The numbers tell their own story. MSP’s 10x exit underscores how the cap and the sport’s booming popularity have reframed F1 team ownership. A $5bn price tag isn’t just about silverware; it’s about stability, media reach, and the long tail of a team that can compete at the front while operating within a sustainable business model. Investors who once saw F1 as a passion play now see a maturing marketplace with strong governance and scarcity value.

It also closes a chapter. MSP was a key character in McLaren’s recent history, part of the reason the team didn’t slide into insolvency when the world shut down. Its exit, and the consolidation under Mumtalakat and CYVN, suggests a cleaner, longer-term capital structure for McLaren Racing. The message is obvious: the team is no longer raising money to survive; it’s optimizing to win.

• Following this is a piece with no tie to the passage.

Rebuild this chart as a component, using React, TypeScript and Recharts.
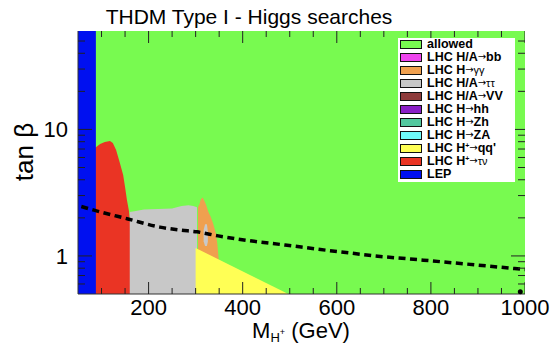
import React from 'react';
import { ComposedChart, Area, Line, Scatter, XAxis, YAxis, Legend, ReferenceDot } from 'recharts';

const W = 555;
const H = 346;
const FONT = '"Liberation Sans", Arial, Helvetica, sans-serif';
const ARROW_FONT = '"DejaVu Sans", sans-serif';

// axes
const xDomain: [number, number] = [50, 1000];
const yDomain: [number, number] = [0.5, 60];
const xMajor = [200, 400, 600, 800, 1000];
const xMinor = [100, 150, 250, 300, 350, 450, 500, 550, 650, 700, 750, 850, 900, 950];
const yMajor = [1, 10];
const yMinor = [0.6, 0.7, 0.8, 0.9, 2, 3, 4, 5, 6, 7, 8, 9, 20, 30, 40, 50];

// excluded / allowed regions (M_H+ in GeV, tan beta upper edge)
const allowedMass = [50, 1000];
const allowedTop = [60, 60];
const lepMass = [50, 88];
const lepTop = [60, 60];
const tauNuMass = [82, 86, 97, 107, 118, 124, 131, 139, 146, 150, 154, 158, 163];
const tauNuTop = [5.73, 7.13, 7.67, 7.95, 8.1, 7.82, 6.87, 5.43, 4.36, 3.51, 2.77, 2.3, 1.6];
const tauTauMass = [160, 170, 190, 220, 250, 270, 285, 295, 303];
const tauTauTop = [2.22, 2.26, 2.33, 2.35, 2.37, 2.48, 2.52, 2.48, 2.43];
const tauTauPatchMass = [317, 320, 324, 326];
const tauTauPatchLow = [1.3, 1.2, 1.2, 1.3];
const tauTauPatchTop = [1.6, 1.78, 1.78, 1.55];
const gagaMass = [305, 308, 311, 315, 318, 322, 327, 332, 337, 343, 346, 349];
const gagaTop = [2.43, 2.55, 2.8, 2.9, 2.75, 2.55, 2.23, 2.04, 1.81, 1.51, 1.26, 0.95];
const qqMass = [300, 497];
const qqTop = [1.155, 0.5];
// theory boundary (dashed)
const boundMass = [57, 82, 156, 224, 267, 303, 348, 420, 490, 560, 632, 681, 750, 850, 1000];
const boundTb = [2.46, 2.31, 1.96, 1.69, 1.6, 1.55, 1.44, 1.31, 1.22, 1.13, 1.05, 1.0, 0.95, 0.88, 0.78];
const markMass = [990];
const markTb = [0.52];

// legend
const legendColors = ['#78FA50', '#EE44EE', '#EFA04F', '#C8C8C8', '#8E3B3B', '#8A1FC6', '#52C79E', '#6FFBFB', '#FFFF55', '#EA3424', '#0010F0'];
const legendPre = ['allowed', 'LHC H/A', 'LHC H', 'LHC H/A', 'LHC H/A', 'LHC H', 'LHC H', 'LHC H', 'LHC H', 'LHC H', 'LEP'];
const legendSup = ['', '', '', '', '', '', '', '', '+', '+', ''];
const legendArrow = ['', '→', '→', '→', '→', '→', '→', '→', '→', '→', ''];
const legendPost = ['', 'bb', 'γγ', 'ττ', 'VV', 'hh', 'Zh', 'ZA', "qq'", 'τν', ''];
const legendPostSmall = [false, false, true, true, false, false, false, false, false, true, false];

const C = {
  allowed: legendColors[0],
  gaga: legendColors[2],
  tautau: legendColors[3],
  qq: legendColors[8],
  taunu: legendColors[9],
  lep: legendColors[10],
};

const rangeData = (xs: number[], tops: number[], lows?: number[]) =>
  xs.map((x, i) => ({ x, range: [lows ? lows[i] : yDomain[0], tops[i]] }));

const allowedData = rangeData(allowedMass, allowedTop);
const lepData = rangeData(lepMass, lepTop);
const tauNuData = rangeData(tauNuMass, tauNuTop);
const tauTauData = rangeData(tauTauMass, tauTauTop);
const tauTauPatchData = rangeData(tauTauPatchMass, tauTauPatchTop, tauTauPatchLow);
const gagaData = rangeData(gagaMass, gagaTop);
const qqData = rangeData(qqMass, qqTop);
const boundData = boundMass.map((x, i) => ({ x, tb: boundTb[i] }));
const frameData = allowedMass.map((x, i) => ({ x, tb: allowedTop[i] }));

// inner tick marks (ROOT style), placed on the frame through the scales
const xTickVals = [...xMinor, ...xMajor];
const yTickVals = [...yMinor, ...yMajor];
const bottomTicks = xTickVals.map((x) => ({ x, tb: yDomain[0], v: x }));
const topTicks = xTickVals.map((x) => ({ x, tb: yDomain[1], v: x }));
const leftTicks = yTickVals.map((t) => ({ x: xDomain[0], tb: t, v: t }));
const rightTicks = yTickVals.map((t) => ({ x: xDomain[1], tb: t, v: t }));

const TICK = '#222';

const tickShape = (side: 'b' | 't' | 'l' | 'r') => (p: any) => {
  const { cx, cy, payload } = p;
  if (cx == null || cy == null) return <g />;
  const v = payload.v;
  if (side === 'b' || side === 't') {
    const len = xMajor.includes(v) ? 12 : 6;
    const d = side === 'b' ? -len : len;
    return <line x1={cx} x2={cx} y1={cy} y2={cy + d} stroke={TICK} strokeWidth={1} />;
  }
  const len = yMajor.includes(v) ? 14 : 7;
  const d = side === 'l' ? len : -len;
  return <line x1={cx} x2={cx + d} y1={cy} y2={cy} stroke={TICK} strokeWidth={1} />;
};

const BottomLabel = (p: any) => {
  const { x, y, payload } = p;
  if (!xMajor.includes(payload.value)) return <g />;
  return (
    <text x={x} y={y + 21} textAnchor="middle" fontSize={22} fontFamily={FONT} fill="#000">
      {payload.value}
    </text>
  );
};
const LeftLabel = (p: any) => {
  const { x, y, payload } = p;
  if (!yMajor.includes(payload.value)) return <g />;
  return (
    <text x={x - 10} y={y + 8} textAnchor="end" fontSize={22} fontFamily={FONT} fill="#000">
      {payload.value}
    </text>
  );
};

const renderLegend = () => (
  <div style={{ background: '#fff', width: 117, height: 144, boxSizing: 'border-box', fontFamily: FONT, color: '#000' }}>
    {legendPre.map((pre, i) => (
      <div key={i} style={{ display: 'flex', alignItems: 'center', height: 13 }}>
        <div
          style={{
            width: 22,
            height: 9,
            boxSizing: 'border-box',
            border: '1.5px solid #111',
            background: legendColors[i],
            marginLeft: 2,
            marginRight: 5,
            flex: 'none',
          }}
        />
        <span style={{ fontWeight: 'bold', fontSize: 12.5, lineHeight: '13px', whiteSpace: 'nowrap' }}>
          {pre}
          {legendSup[i] && <sup style={{ fontSize: 7, verticalAlign: 'top', lineHeight: '8px' }}>{legendSup[i]}</sup>}
          {legendArrow[i] && (
            <span style={{ fontWeight: 'normal', fontSize: 10, fontFamily: ARROW_FONT, position: 'relative', top: -1 }}>
              {legendArrow[i]}
            </span>
          )}
          {legendPost[i] && (
            <span style={legendPostSmall[i] ? { fontWeight: 'normal', fontSize: 11 } : {}}>{legendPost[i]}</span>
          )}
        </span>
      </div>
    ))}
  </div>
);

const areaProps = {
  xAxisId: 'b',
  yAxisId: 'l',
  dataKey: 'range',
  type: 'linear' as const,
  stroke: 'none',
  fillOpacity: 1,
  isAnimationActive: false,
  dot: false,
  activeDot: false,
  legendType: 'none' as const,
};

const tickScatterProps = {
  xAxisId: 'b',
  yAxisId: 'l',
  dataKey: 'tb',
  isAnimationActive: false,
  legendType: 'none' as const,
};

export default function App() {
  return (
    <div style={{ position: 'absolute', left: 0, top: 0, width: W, height: H, background: '#fff' }}>
      <ComposedChart width={W} height={H} margin={{ top: 31, right: 30, bottom: 0, left: 0 }}>
        <Area {...areaProps} data={allowedData} fill={C.allowed} />
        <Area {...areaProps} data={tauNuData} fill={C.taunu} />
        <Area {...areaProps} data={tauTauData} fill={C.tautau} />
        <Area {...areaProps} data={gagaData} fill={C.gaga} />
        <Area {...areaProps} data={tauTauPatchData} fill={C.tautau} />
        <Area {...areaProps} data={qqData} fill={C.qq} />
        <Area {...areaProps} data={lepData} fill={C.lep} />
        <Line
          xAxisId="b"
          yAxisId="l"
          data={boundData}
          dataKey="tb"
          type="monotone"
          stroke="#000"
          strokeWidth={3.5}
          strokeDasharray="7 4.5"
          dot={false}
          activeDot={false}
          isAnimationActive={false}
          legendType="none"
        />
        <Line
          xAxisId="t"
          yAxisId="r"
          data={frameData}
          dataKey="tb"
          stroke="none"
          dot={false}
          activeDot={false}
          isAnimationActive={false}
          legendType="none"
        />
        <Scatter {...tickScatterProps} data={bottomTicks} shape={tickShape('b')} />
        <Scatter {...tickScatterProps} data={topTicks} shape={tickShape('t')} />
        <Scatter {...tickScatterProps} data={leftTicks} shape={tickShape('l')} />
        <Scatter {...tickScatterProps} data={rightTicks} shape={tickShape('r')} />
        <ReferenceDot xAxisId="b" yAxisId="l" x={markMass[0]} y={markTb[0]} r={2.5} fill="#000" stroke="none" />
        <XAxis
          xAxisId="t"
          orientation="top"
          type="number"
          dataKey="x"
          domain={xDomain}
          allowDataOverflow
          ticks={xMajor}
          height={0}
          tickLine={false}
          tick={false}
          axisLine={{ stroke: '#333' }}
        />
        <YAxis
          yAxisId="r"
          orientation="right"
          type="number"
          scale="log"
          domain={yDomain}
          allowDataOverflow
          ticks={yMajor}
          width={0}
          tickLine={false}
          tick={false}
          axisLine={{ stroke: '#333' }}
        />
        <XAxis
          xAxisId="b"
          orientation="bottom"
          type="number"
          dataKey="x"
          domain={xDomain}
          allowDataOverflow
          ticks={xMajor}
          interval={0}
          height={52}
          tickSize={0}
          tickMargin={0}
          tickLine={false}
          axisLine={{ stroke: '#333' }}
          tick={(p: any) => <BottomLabel {...p} />}
        />
        <YAxis
          yAxisId="l"
          orientation="left"
          type="number"
          scale="log"
          domain={yDomain}
          allowDataOverflow
          ticks={yMajor}
          interval={0}
          width={78}
          tickSize={0}
          tickMargin={0}
          tickLine={false}
          axisLine={{ stroke: '#333' }}
          tick={(p: any) => <LeftLabel {...p} />}
        />
        <Legend
          layout="horizontal"
          verticalAlign="middle"
          align="center"
          content={renderLegend}
          wrapperStyle={{ position: 'absolute', left: 398, top: 38, width: 117, height: 144, margin: 0, padding: 0 }}
        />
      </ComposedChart>
      <svg width={W} height={H} style={{ position: 'absolute', left: 0, top: 0, pointerEvents: 'none' }}>
        <text x={249} y={24} textAnchor="middle" fontSize={21} fontFamily={FONT} fill="#000">
          THDM Type I - Higgs searches
        </text>
        <text x={301} y={338} textAnchor="middle" fontSize={22} fontFamily={FONT} fill="#000">
          M
          <tspan fontSize={13} dy={4}>H</tspan>
          <tspan fontSize={9} dy={-7}>+</tspan>
          <tspan fontSize={22} dy={3}> (GeV)</tspan>
        </text>
        <text transform="translate(33,152) rotate(-90)" textAnchor="middle" fontSize={26} fontFamily={FONT} fill="#000">
          tan β
        </text>
      </svg>
    </div>
  );
}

None of this was guaranteed. In 2020, McLaren was contemplating loans secured against a trophy cabinet that had become a memory box. Five years later, it’s a $5bn business with the reigning constructors’ crown, two title-contending drivers, and an ownership group that believes the ceiling is still higher. MSP, for its part, isn’t ruling out a return to the paddock if the right door opens. In F1’s new era, there will be plenty of knocks.

As for McLaren, the transformation isn’t just about numbers. It’s about turning crisis management into competitive momentum, and leveraging a modern F1 framework to make that stick. Woking has its swagger back — and this time, the balance sheet agrees.